My love of tea began with childhood visits with my regal grandmother.
She would serve tea in a gorgeous fine bone china cup. The blue flowery print was faded, but when she asked me, ‘One lump or two?’ as I sat opposite at the kitchen table, I felt so grown up.
After the milky, weak, overly sweet tea in a fine bone teacup, my next treasured memory is slurping a strong smoky black brew of billy tea from a dinted tin mug by a campfire.
The blue rim was faded but when the wizened stockman asked me, ‘One lump or two’ I felt as rugged and Aussie as you could get.
To this day, I enjoy making billy tea on the hot coals of a campfire, before swinging the billy with a straight arm four times in a clockwise direction to make the perfect brew.

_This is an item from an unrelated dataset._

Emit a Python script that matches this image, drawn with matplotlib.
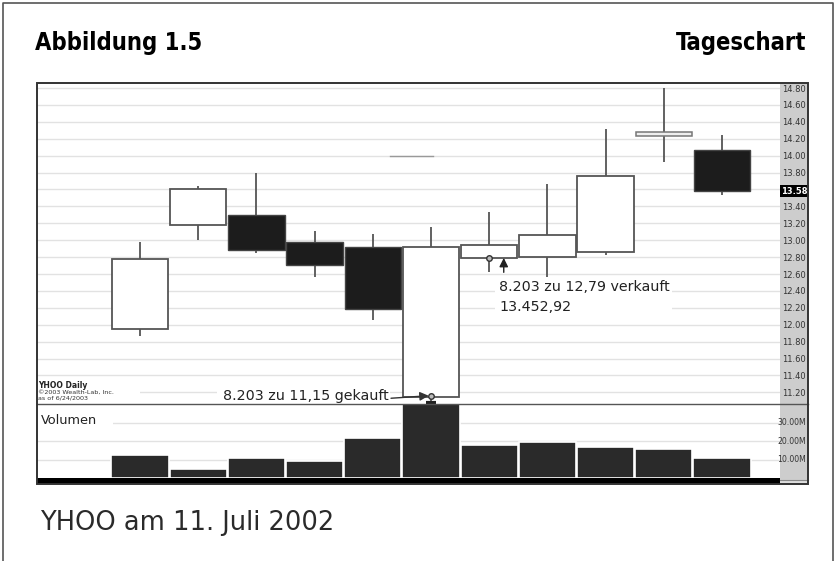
import numpy as np
import matplotlib
matplotlib.use("Agg")
import matplotlib.pyplot as plt
from matplotlib.patches import Rectangle
from matplotlib.lines import Line2D
from matplotlib.transforms import blended_transform_factory
from matplotlib import font_manager
from matplotlib.font_manager import FontProperties

# ---------------- data ----------------
opens  = [11.95, 13.18, 13.30, 12.98, 12.92, 11.15, 12.79, 12.80, 12.86, 14.24, 14.07]
highs  = [12.98, 13.64, 13.80, 13.11, 13.07, 13.16, 13.33, 13.67, 14.32, 14.80, 14.25]
lows   = [11.87, 13.00, 12.85, 12.56, 12.06, 11.07, 12.62, 12.57, 12.82, 13.92, 13.53]
closes = [12.78, 13.61, 12.89, 12.71, 12.19, 12.92, 12.94, 13.06, 13.76, 14.26, 13.58]
volumes_m = [12.6, 4.7, 10.7, 9.5, 21.7, 40.3, 17.7, 19.7, 17.1, 16.0, 10.9]
price_ticks = [11.2, 11.4, 11.6, 11.8, 12.0, 12.2, 12.4, 12.6, 12.8, 13.0, 13.2,
               13.4, 13.6, 13.8, 14.0, 14.2, 14.4, 14.6, 14.8]
vol_ticks_m = [10, 20, 30]
last_price = 13.58
buy_idx, buy_price = 5, 11.15
sell_idx, sell_price = 6, 12.79

W, H = 836, 561
fig = plt.figure(figsize=(W / 100, H / 100), dpi=100)

def fbox(x0, y0, x1, y1):
    return [x0 / W, 1 - y1 / H, (x1 - x0) / W, (y1 - y0) / H]

def frect(x0, y0, x1, y1, **kw):
    r = Rectangle((x0 / W, 1 - y1 / H), (x1 - x0) / W, (y1 - y0) / H,
                  transform=fig.transFigure, **kw)
    fig.patches.append(r)
    return r

def fline(xs, ys, **kw):
    l = Line2D([x / W for x in xs], [1 - y / H for y in ys],
               transform=fig.transFigure, **kw)
    fig.lines.append(l)

# ---- header font: look for an installed condensed bold face ----
def weight_num(w):
    if isinstance(w, (int, float)):
        return w
    return {"bold": 700, "heavy": 800, "black": 900, "semibold": 600,
            "demibold": 600, "extra bold": 800, "ultrabold": 800}.get(str(w).lower(), 400)

pref = ["Liberation Sans Narrow", "Noto Sans", "Roboto", "DejaVu Sans", "Open Sans", "Lato", "Inter"]
cands = [f for f in font_manager.fontManager.ttflist
         if f.stretch in ("condensed", "semi-condensed", "extra-condensed")
         and 600 <= weight_num(f.weight) <= 800 and f.style == "normal"]
if cands:
    cands.sort(key=lambda f: (pref.index(f.name) if f.name in pref else 99,
                              abs(weight_num(f.weight) - 700)))
    head_fp = FontProperties(fname=cands[0].fname)
    head_size = 17
else:
    head_fp = FontProperties(family="Liberation Sans", weight="bold")
    head_size = 16

# outer border
fline([3, 3, 833, 833], [561, 3, 3, 561], color="#555555", lw=1.2)

# headers
t1 = fig.text(35 / W, 1 - 43 / H, "Abbildung 1.5", ha="left", va="center",
              fontproperties=head_fp, color="black")
t1.set_fontsize(head_size)
t2 = fig.text(806 / W, 1 - 43 / H, "Tageschart", ha="right", va="center",
              fontproperties=head_fp, color="black")
t2.set_fontsize(head_size)
fig.text(40 / W, 1 - 523 / H, "YHOO am 11. Juli 2002", ha="left", va="center",
         fontsize=18.5, color="#2a2a2a", family="DejaVu Sans")

# right grey column (behind the axes' tick labels)
frect(780, 83, 808, 483, facecolor="#cdcdcd", edgecolor="none", zorder=-1)

# ---------------- price panel ----------------
slot = 58.2
x = np.arange(len(opens))
xlim = ((37 - 140) / slot, (780 - 140) / slot)

axp = fig.add_axes(fbox(37, 83, 780, 404))
axp.set_xlim(*xlim)
axp.set_ylim(11.062, 14.860)
axp.set_axisbelow(True)
axp.set_yticks(price_ticks)
axp.yaxis.tick_right()
axp.set_yticklabels(["" if abs(t - 13.6) < 1e-6 else f"{t:.2f}" for t in price_ticks])
axp.tick_params(axis="y", length=0, pad=1.5, labelsize=6, labelcolor="#333333")
axp.set_xticks([])
axp.grid(axis="y", color="#e2e2e2", lw=1)
for s in axp.spines.values():
    s.set_visible(False)

# darker fragment of the 14.00 gridline
axp.plot([(390 - 140) / slot, (433 - 140) / slot], [14.0, 14.0], color="#999999", lw=1, zorder=0.8)

o = np.array(opens); c = np.array(closes)
bull = c >= o
axp.vlines(x, lows, highs, color="#555555", lw=1.3, zorder=2)
body = np.abs(c - o)
doji = bull & (body < 0.05)
norm = bull & ~doji
axp.bar(x[norm], body[norm], bottom=np.minimum(o, c)[norm],
        width=0.97, facecolor="white", edgecolor="#555555", lw=1.3, zorder=3)
axp.bar(x[doji], np.full(doji.sum(), 0.045), bottom=np.minimum(o, c)[doji] - 0.005,
        width=0.97, facecolor="#eeeeee", edgecolor="#777777", lw=1.1, zorder=3)
axp.bar(x[~bull], body[~bull], bottom=np.minimum(o, c)[~bull],
        width=0.97, facecolor="#1c1c1c", edgecolor="#444444", lw=1.0, zorder=3)

# last price box
tr = blended_transform_factory(axp.transAxes, axp.transData)
axp.text(1.0 + 1.5 / 743, last_price, f"{last_price:.2f}", transform=tr, ha="left", va="center",
         fontsize=6, color="white", fontweight="bold",
         bbox=dict(facecolor="black", edgecolor="none", pad=0.9), zorder=10, clip_on=False)

# watermark text block
axp.add_patch(Rectangle((xlim[0], 11.062), (140 - 37) / slot, 0.30, facecolor="white",
                        edgecolor="none", zorder=1))
axp.text(xlim[0] + 0.02, 11.280, "YHOO Daily", fontsize=5.5, fontweight="bold",
         color="#222222", va="center", ha="left", zorder=4)
axp.text(xlim[0] + 0.02, 11.196, "\u00a92003 Wealth-Lab, Inc.", fontsize=4.6,
         color="#333333", va="center", ha="left", zorder=4)
axp.text(xlim[0] + 0.02, 11.130, "as of 6/24/2003", fontsize=4.6,
         color="#333333", va="center", ha="left", zorder=4)

# buy annotation
axp.add_patch(Rectangle(((217 - 140) / slot, 11.062), (390 - 217) / slot, 0.21,
                        facecolor="white", edgecolor="none", zorder=1))
axp.text((223 - 140) / slot, 11.160, "8.203 zu 11,15 gekauft", fontsize=10.3,
         color="#222222", va="center", ha="left", zorder=4)
axp.annotate("", xy=(buy_idx - 0.04, buy_price + 0.01), xytext=((391 - 140) / slot, buy_price - 0.02),
             arrowprops=dict(arrowstyle="-|>", color="#333333", lw=1.0, mutation_scale=13,
                             shrinkA=0, shrinkB=0), zorder=5)
axp.plot(buy_idx, buy_price + 0.005, "o", ms=4, mfc="#bbbbbb", mec="#333333", mew=1, zorder=6)
axp.plot(buy_idx, 11.068, marker="_", ms=7, mew=3, color="#222222", zorder=6, clip_on=False)

# sell annotation
axp.add_patch(Rectangle(((495 - 140) / slot, 12.10), (672 - 495) / slot, 0.466,
                        facecolor="white", edgecolor="none", zorder=1))
axp.text((499 - 140) / slot, 12.446, "8.203 zu 12,79 verkauft", fontsize=10.3,
         color="#222222", va="center", ha="left", zorder=4)
axp.text((499 - 140) / slot, 12.215, "13.452,92", fontsize=10.3,
         color="#222222", va="center", ha="left", zorder=4)
axp.annotate("", xy=(sell_idx + 0.25, sell_price), xytext=(sell_idx + 0.25, 12.62),
             arrowprops=dict(arrowstyle="-|>", color="#222222", lw=1.0, mutation_scale=13,
                             shrinkA=0, shrinkB=0), zorder=5)
axp.plot(sell_idx, sell_price, "o", ms=4, mfc="#bbbbbb", mec="#333333", mew=1, zorder=6)

# ---------------- volume panel ----------------
axv = fig.add_axes(fbox(37, 404, 780, 478))
axv.set_xlim(*xlim)
axv.set_ylim(0, 40.3)
axv.set_axisbelow(True)
axv.set_yticks(vol_ticks_m)
axv.set_yticklabels([])
axv.tick_params(axis="y", length=0)
axv.set_xticks([])
axv.grid(axis="y", color="#e2e2e2", lw=1)
for s in axv.spines.values():
    s.set_visible(False)
axv.bar(x, volumes_m, width=0.985, facecolor="#2a2a2a", edgecolor="white", lw=1.2, zorder=3)
trv = blended_transform_factory(fig.transFigure, axv.transData)
for t in vol_ticks_m:
    axv.text(806 / W, t, f"{t:.2f}M", transform=trv, ha="right", va="center",
             fontsize=5.6, color="#333333", clip_on=False, zorder=10)
axv.add_patch(Rectangle((xlim[0], 26.0), (113 - 37) / slot, 10.5, facecolor="white",
                        edgecolor="none", zorder=1))
axv.text((41 - 140) / slot, 31.4, "Volumen", fontsize=9.3, color="#222222",
         va="center", ha="left", zorder=4)

# bottom black bar, separators and frame
frect(37, 478, 780, 483.5, facecolor="black", edgecolor="none", zorder=5)
frect(780, 480, 808, 483.5, facecolor="#dddddd", edgecolor="none", zorder=5)
fline([37, 808], [404, 404], color="#555555", lw=1.0, zorder=6)
fline([780, 808], [480, 480], color="#888888", lw=0.8, zorder=6)
frect(37, 83, 808, 483.5, facecolor="none", edgecolor="#333333", lw=1.4, zorder=7)

fig.savefig("out.png", dpi=100)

My next tea stop was Fortnum and Mason, London’s exclusive department store, where I wandered the aisles looking for the perfect blend. The tea was overly packaged but so beautifully presented. Each week I’d put a dint in my meagre wage on tea alone, but it was worth every pence.
Whilst browsing, a stately gentleman advised me that the only way to serve tea was with twice boiled water. It’s a tip I’ve never forgotten and still employ today.
My love affair continued when I visited India, the home of tea. As I backpacked my way around the colourful country, the call of ‘chai chai’ on the trains was as common as the clickety-clack of the tracks.
Made with water, powdered milk, sugar and black tea, it’s offered as it is made. Costing only a few rupees and served in a ‘recyclable’ red clay rudimentary cup, chai has a flavour I cannot recreate at home, despite countless attempts.
Fast forward 20 years and today we have an abundance of choice. Fighting for retail real estate with Twinning’s and Tetley are myriad brands, big and small.
So to help you get started, here are my top five to try:
1. “Prana Chai” is made with black Ceylon tea, Australian bush honey, cinnamon, cardamom, star anise, peppercorns, cloves, fresh ginger and salt. In a small saucepan, I add 1 tablespoon of this sticky blend to 1 cup of soy milk and water and warm on a low heat for 10 minutes, stirring often, before straining it and drinking.
2. “Golden Grind” is the newest kid on the block. It is a glorious Ayurveda blend of turmeric, cinnamon, ginger and black pepper which claims to fight heart disease, reduce cholesterol, nausea and indigestion as well as fight colds and flu. It’s especially warming in the cold months.
3. “Matcha Maiden’s Green Tea” is a ground bright green tea powder, which claims to have 137 times the antioxidants than regular green tea. I love a latte — add 1 teaspoon of Matcha tea powder and ½ teaspoon coconut sugar into a cup, add ½ cup of boiling water and stir well, then top with frothed milk.
4. Geelong-based “Love Tea” has been a long time favourite of mine. I first discovered this brand when I was given the ‘breast-feeding’ tea blend.
5. “Pukka” has a very large range including my husband’s favourite ‘Night Time’ blend. The tea bags mean you simply add water.
And don’t forget the latest accessory – a tea bottle, which will keep your tea warm up to 2 hours so you can make it and take it.